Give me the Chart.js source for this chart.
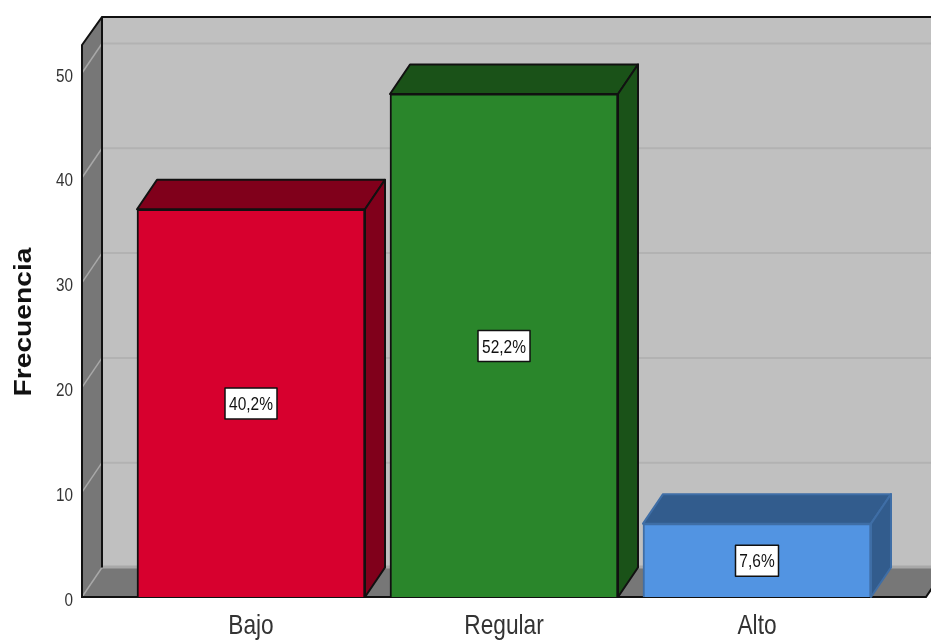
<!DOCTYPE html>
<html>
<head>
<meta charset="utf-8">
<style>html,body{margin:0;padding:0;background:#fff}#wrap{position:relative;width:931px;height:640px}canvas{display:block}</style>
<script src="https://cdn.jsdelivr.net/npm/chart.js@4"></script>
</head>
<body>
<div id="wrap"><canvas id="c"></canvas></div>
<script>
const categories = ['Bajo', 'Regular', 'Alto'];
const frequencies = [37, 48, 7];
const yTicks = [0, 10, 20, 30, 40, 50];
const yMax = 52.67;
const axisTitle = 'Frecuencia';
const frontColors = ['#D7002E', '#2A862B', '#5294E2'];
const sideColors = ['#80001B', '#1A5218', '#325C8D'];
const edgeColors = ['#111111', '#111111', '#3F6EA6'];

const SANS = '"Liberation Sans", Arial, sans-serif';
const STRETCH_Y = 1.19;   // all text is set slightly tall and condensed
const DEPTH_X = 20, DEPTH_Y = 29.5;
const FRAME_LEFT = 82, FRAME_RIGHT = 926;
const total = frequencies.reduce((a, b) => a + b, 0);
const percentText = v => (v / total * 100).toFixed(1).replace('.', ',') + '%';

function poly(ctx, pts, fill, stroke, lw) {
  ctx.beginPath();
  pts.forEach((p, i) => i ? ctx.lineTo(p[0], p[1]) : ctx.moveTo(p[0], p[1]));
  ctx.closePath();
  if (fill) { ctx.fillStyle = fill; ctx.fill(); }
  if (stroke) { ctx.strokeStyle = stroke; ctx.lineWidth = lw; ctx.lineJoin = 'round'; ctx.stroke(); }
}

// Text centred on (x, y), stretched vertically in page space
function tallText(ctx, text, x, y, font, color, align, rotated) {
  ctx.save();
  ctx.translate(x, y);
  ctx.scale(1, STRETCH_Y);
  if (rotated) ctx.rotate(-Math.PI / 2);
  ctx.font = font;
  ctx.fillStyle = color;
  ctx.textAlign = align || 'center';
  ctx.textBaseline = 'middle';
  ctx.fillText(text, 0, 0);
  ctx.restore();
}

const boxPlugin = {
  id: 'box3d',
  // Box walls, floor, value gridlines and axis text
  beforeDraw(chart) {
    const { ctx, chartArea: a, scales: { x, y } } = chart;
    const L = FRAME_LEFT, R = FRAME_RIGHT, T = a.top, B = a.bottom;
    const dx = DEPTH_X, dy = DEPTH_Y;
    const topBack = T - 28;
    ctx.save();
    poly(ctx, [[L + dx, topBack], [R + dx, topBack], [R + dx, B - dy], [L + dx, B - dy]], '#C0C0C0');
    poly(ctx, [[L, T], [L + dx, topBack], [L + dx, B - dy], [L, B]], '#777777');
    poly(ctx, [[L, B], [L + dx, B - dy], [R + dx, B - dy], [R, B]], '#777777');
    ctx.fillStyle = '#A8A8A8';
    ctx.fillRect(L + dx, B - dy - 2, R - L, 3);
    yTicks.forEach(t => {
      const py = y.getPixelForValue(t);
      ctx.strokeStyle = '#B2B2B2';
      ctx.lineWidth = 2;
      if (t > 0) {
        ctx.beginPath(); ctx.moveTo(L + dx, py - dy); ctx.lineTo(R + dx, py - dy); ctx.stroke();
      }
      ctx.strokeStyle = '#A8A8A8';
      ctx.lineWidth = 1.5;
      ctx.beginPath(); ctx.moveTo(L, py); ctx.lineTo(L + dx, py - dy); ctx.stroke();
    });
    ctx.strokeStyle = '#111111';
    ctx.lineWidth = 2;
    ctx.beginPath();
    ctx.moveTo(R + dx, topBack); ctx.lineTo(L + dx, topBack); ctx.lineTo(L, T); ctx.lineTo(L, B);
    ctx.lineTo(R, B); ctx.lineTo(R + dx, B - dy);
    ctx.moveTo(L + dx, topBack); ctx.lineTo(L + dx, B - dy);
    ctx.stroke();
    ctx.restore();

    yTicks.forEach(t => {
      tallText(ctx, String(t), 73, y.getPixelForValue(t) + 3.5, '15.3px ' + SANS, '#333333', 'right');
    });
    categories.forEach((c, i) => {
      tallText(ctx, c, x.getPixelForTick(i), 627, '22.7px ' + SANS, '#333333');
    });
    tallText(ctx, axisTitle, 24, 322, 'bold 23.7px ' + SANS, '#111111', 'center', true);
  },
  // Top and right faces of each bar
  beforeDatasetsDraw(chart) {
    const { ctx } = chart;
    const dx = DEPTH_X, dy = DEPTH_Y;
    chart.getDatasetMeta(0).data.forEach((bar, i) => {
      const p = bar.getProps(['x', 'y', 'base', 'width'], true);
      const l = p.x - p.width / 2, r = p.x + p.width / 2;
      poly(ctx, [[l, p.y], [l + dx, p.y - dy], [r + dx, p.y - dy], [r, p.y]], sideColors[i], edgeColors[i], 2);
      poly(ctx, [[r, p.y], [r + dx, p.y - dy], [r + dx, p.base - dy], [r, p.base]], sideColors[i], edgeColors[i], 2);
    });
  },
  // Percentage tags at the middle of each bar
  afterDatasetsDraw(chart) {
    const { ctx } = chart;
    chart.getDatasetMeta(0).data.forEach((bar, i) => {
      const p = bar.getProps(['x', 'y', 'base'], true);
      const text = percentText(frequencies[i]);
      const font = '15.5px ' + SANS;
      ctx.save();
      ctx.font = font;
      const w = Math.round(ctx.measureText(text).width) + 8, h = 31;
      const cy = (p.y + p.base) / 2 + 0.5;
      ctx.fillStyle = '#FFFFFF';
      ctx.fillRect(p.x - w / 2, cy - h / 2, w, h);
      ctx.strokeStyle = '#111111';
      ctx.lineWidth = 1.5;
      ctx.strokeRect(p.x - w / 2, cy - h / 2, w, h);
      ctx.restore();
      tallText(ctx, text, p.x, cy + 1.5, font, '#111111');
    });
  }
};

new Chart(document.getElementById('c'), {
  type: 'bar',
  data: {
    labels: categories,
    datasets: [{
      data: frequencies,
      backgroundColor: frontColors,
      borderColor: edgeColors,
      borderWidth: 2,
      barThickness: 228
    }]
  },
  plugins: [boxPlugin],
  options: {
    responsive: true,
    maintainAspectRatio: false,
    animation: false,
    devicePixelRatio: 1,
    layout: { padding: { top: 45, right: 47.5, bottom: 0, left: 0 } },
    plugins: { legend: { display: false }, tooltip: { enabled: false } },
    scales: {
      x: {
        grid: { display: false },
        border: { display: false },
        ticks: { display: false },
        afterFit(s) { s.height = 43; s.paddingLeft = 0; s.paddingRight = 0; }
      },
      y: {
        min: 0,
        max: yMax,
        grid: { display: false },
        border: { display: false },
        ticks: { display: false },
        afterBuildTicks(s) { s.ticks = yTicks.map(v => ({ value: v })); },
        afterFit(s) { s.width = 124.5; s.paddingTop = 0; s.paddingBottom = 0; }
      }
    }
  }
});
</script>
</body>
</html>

◇ ◇ ◇ ◇ ◇ ◇ ◇

## WHAT YOU WILL DO
Word for word, quote the lines above. Omit the pictures.

## COMPLETE ANSWER
Give me the Chart.js source for this chart.
<!DOCTYPE html>
<html>
<head>
<meta charset="utf-8">
<style>html,body{margin:0;padding:0;background:#fff}#wrap{position:relative;width:931px;height:640px}canvas{display:block}</style>
<script src="https://cdn.jsdelivr.net/npm/chart.js@4"></script>
</head>
<body>
<div id="wrap"><canvas id="c"></canvas></div>
<script>
const categories = ['Bajo', 'Regular', 'Alto'];
const frequencies = [37, 48, 7];
const yTicks = [0, 10, 20, 30, 40, 50];
const yMax = 52.67;
const axisTitle = 'Frecuencia';
const frontColors = ['#D7002E', '#2A862B', '#5294E2'];
const sideColors = ['#80001B', '#1A5218', '#325C8D'];
const edgeColors = ['#111111', '#111111', '#3F6EA6'];

const SANS = '"Liberation Sans", Arial, sans-serif';
const STRETCH_Y = 1.19;   // all text is set slightly tall and condensed
const DEPTH_X = 20, DEPTH_Y = 29.5;
const FRAME_LEFT = 82, FRAME_RIGHT = 926;
const total = frequencies.reduce((a, b) => a + b, 0);
const percentText = v => (v / total * 100).toFixed(1).replace('.', ',') + '%';

function poly(ctx, pts, fill, stroke, lw) {
  ctx.beginPath();
  pts.forEach((p, i) => i ? ctx.lineTo(p[0], p[1]) : ctx.moveTo(p[0], p[1]));
  ctx.closePath();
  if (fill) { ctx.fillStyle = fill; ctx.fill(); }
  if (stroke) { ctx.strokeStyle = stroke; ctx.lineWidth = lw; ctx.lineJoin = 'round'; ctx.stroke(); }
}

// Text centred on (x, y), stretched vertically in page space
function tallText(ctx, text, x, y, font, color, align, rotated) {
  ctx.save();
  ctx.translate(x, y);
  ctx.scale(1, STRETCH_Y);
  if (rotated) ctx.rotate(-Math.PI / 2);
  ctx.font = font;
  ctx.fillStyle = color;
  ctx.textAlign = align || 'center';
  ctx.textBaseline = 'middle';
  ctx.fillText(text, 0, 0);
  ctx.restore();
}

const boxPlugin = {
  id: 'box3d',
  // Box walls, floor, value gridlines and axis text
  beforeDraw(chart) {
    const { ctx, chartArea: a, scales: { x, y } } = chart;
    const L = FRAME_LEFT, R = FRAME_RIGHT, T = a.top, B = a.bottom;
    const dx = DEPTH_X, dy = DEPTH_Y;
    const topBack = T - 28;
    ctx.save();
    poly(ctx, [[L + dx, topBack], [R + dx, topBack], [R + dx, B - dy], [L + dx, B - dy]], '#C0C0C0');
    poly(ctx, [[L, T], [L + dx, topBack], [L + dx, B - dy], [L, B]], '#777777');
    poly(ctx, [[L, B], [L + dx, B - dy], [R + dx, B - dy], [R, B]], '#777777');
    ctx.fillStyle = '#A8A8A8';
    ctx.fillRect(L + dx, B - dy - 2, R - L, 3);
    yTicks.forEach(t => {
      const py = y.getPixelForValue(t);
      ctx.strokeStyle = '#B2B2B2';
      ctx.lineWidth = 2;
      if (t > 0) {
        ctx.beginPath(); ctx.moveTo(L + dx, py - dy); ctx.lineTo(R + dx, py - dy); ctx.stroke();
      }
      ctx.strokeStyle = '#A8A8A8';
      ctx.lineWidth = 1.5;
      ctx.beginPath(); ctx.moveTo(L, py); ctx.lineTo(L + dx, py - dy); ctx.stroke();
    });
    ctx.strokeStyle = '#111111';
    ctx.lineWidth = 2;
    ctx.beginPath();
    ctx.moveTo(R + dx, topBack); ctx.lineTo(L + dx, topBack); ctx.lineTo(L, T); ctx.lineTo(L, B);
    ctx.lineTo(R, B); ctx.lineTo(R + dx, B - dy);
    ctx.moveTo(L + dx, topBack); ctx.lineTo(L + dx, B - dy);
    ctx.stroke();
    ctx.restore();

    yTicks.forEach(t => {
      tallText(ctx, String(t), 73, y.getPixelForValue(t) + 3.5, '15.3px ' + SANS, '#333333', 'right');
    });
    categories.forEach((c, i) => {
      tallText(ctx, c, x.getPixelForTick(i), 627, '22.7px ' + SANS, '#333333');
    });
    tallText(ctx, axisTitle, 24, 322, 'bold 23.7px ' + SANS, '#111111', 'center', true);
  },
  // Top and right faces of each bar
  beforeDatasetsDraw(chart) {
    const { ctx } = chart;
    const dx = DEPTH_X, dy = DEPTH_Y;
    chart.getDatasetMeta(0).data.forEach((bar, i) => {
      const p = bar.getProps(['x', 'y', 'base', 'width'], true);
      const l = p.x - p.width / 2, r = p.x + p.width / 2;
      poly(ctx, [[l, p.y], [l + dx, p.y - dy], [r + dx, p.y - dy], [r, p.y]], sideColors[i], edgeColors[i], 2);
      poly(ctx, [[r, p.y], [r + dx, p.y - dy], [r + dx, p.base - dy], [r, p.base]], sideColors[i], edgeColors[i], 2);
    });
  },
  // Percentage tags at the middle of each bar
  afterDatasetsDraw(chart) {
    const { ctx } = chart;
    chart.getDatasetMeta(0).data.forEach((bar, i) => {
      const p = bar.getProps(['x', 'y', 'base'], true);
      const text = percentText(frequencies[i]);
      const font = '15.5px ' + SANS;
      ctx.save();
      ctx.font = font;
      const w = Math.round(ctx.measureText(text).width) + 8, h = 31;
      const cy = (p.y + p.base) / 2 + 0.5;
      ctx.fillStyle = '#FFFFFF';
      ctx.fillRect(p.x - w / 2, cy - h / 2, w, h);
      ctx.strokeStyle = '#111111';
      ctx.lineWidth = 1.5;
      ctx.strokeRect(p.x - w / 2, cy - h / 2, w, h);
      ctx.restore();
      tallText(ctx, text, p.x, cy + 1.5, font, '#111111');
    });
  }
};

new Chart(document.getElementById('c'), {
  type: 'bar',
  data: {
    labels: categories,
    datasets: [{
      data: frequencies,
      backgroundColor: frontColors,
      borderColor: edgeColors,
      borderWidth: 2,
      barThickness: 228
    }]
  },
  plugins: [boxPlugin],
  options: {
    responsive: true,
    maintainAspectRatio: false,
    animation: false,
    devicePixelRatio: 1,
    layout: { padding: { top: 45, right: 47.5, bottom: 0, left: 0 } },
    plugins: { legend: { display: false }, tooltip: { enabled: false } },
    scales: {
      x: {
        grid: { display: false },
        border: { display: false },
        ticks: { display: false },
        afterFit(s) { s.height = 43; s.paddingLeft = 0; s.paddingRight = 0; }
      },
      y: {
        min: 0,
        max: yMax,
        grid: { display: false },
        border: { display: false },
        ticks: { display: false },
        afterBuildTicks(s) { s.ticks = yTicks.map(v => ({ value: v })); },
        afterFit(s) { s.width = 124.5; s.paddingTop = 0; s.paddingBottom = 0; }
      }
    }
  }
});
</script>
</body>
</html>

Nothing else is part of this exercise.